Background
The term instability predated the systematic study of flow instability, prior to which it had been widely used to study the dynamic systems of particles and rigid bodies described by Newton’s or Lagrange’s equations of motion. A system is stable when, as Maxwell put,
an infinitely small variation of the present state will alter only by an infinitely small quantity the state at some future time… But when an infinitely small variation in the present state may bring about a finite difference in the state of the system in a finite time, the condition of the system is said to be unstable.

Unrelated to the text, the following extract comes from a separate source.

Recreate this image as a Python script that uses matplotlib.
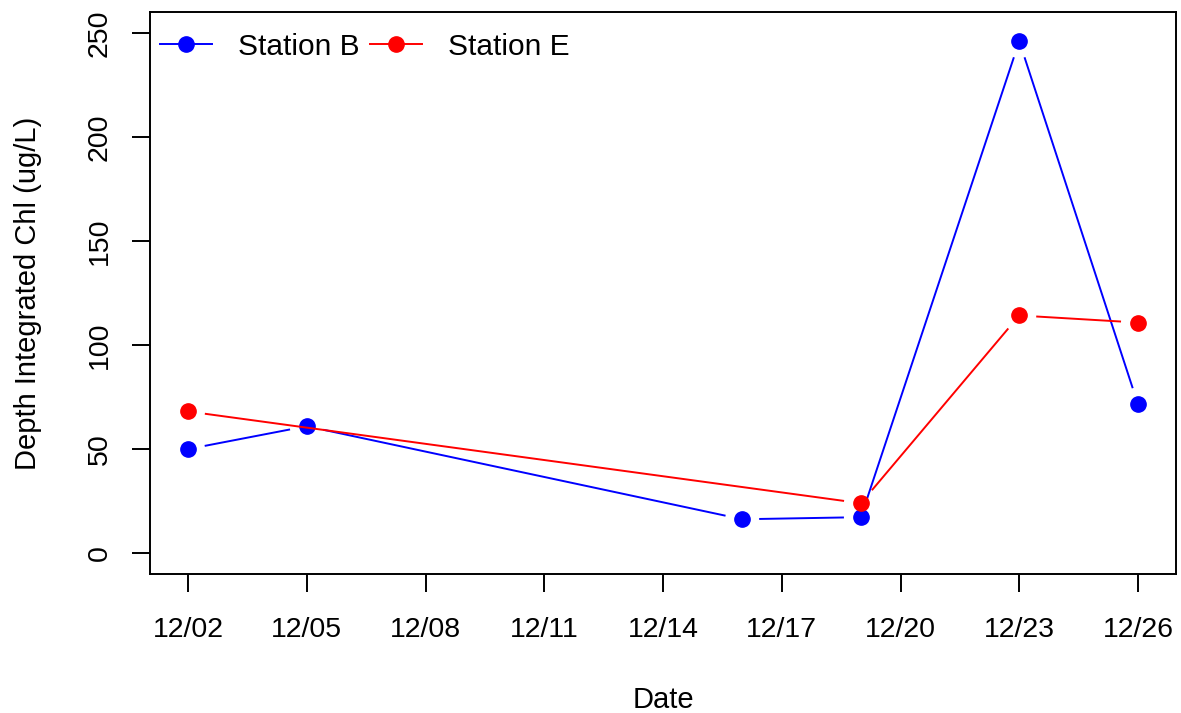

Instability can also occur in flow systems, the study of which gave birth to the subject of hydrodynamic instability. Some classic problems of hydrodynamic stability were formulated in the nineteenth century, with notable contributions from Kelvin, Helmholtz, Reynolds etc. The onset of instability is often the prelude of flow transition from laminar to turbulent state, and hydrodynamic stability has therefore become a subject under extensive research since its emergence.
Current research
Flow instability is an extensive research field. There exist many types of instabilities, such as Kelvin-Helmholtz, Rayleigh-Bernard, Taylor-Couette, and Saffman-Taylor instabilities, to name a few. Here in our group we pay close attention to the Kelvin-Helmholtz type instability of high-speed jets. Not only because the instability waves can interact with the rigid surface in its close proximity leading to various important new flow features, but also because its role in generating jet noise remains inadequately understood. We are in the meantime also interested in the instability of other types of flows such as wakes and pipe flows of unusual geometry.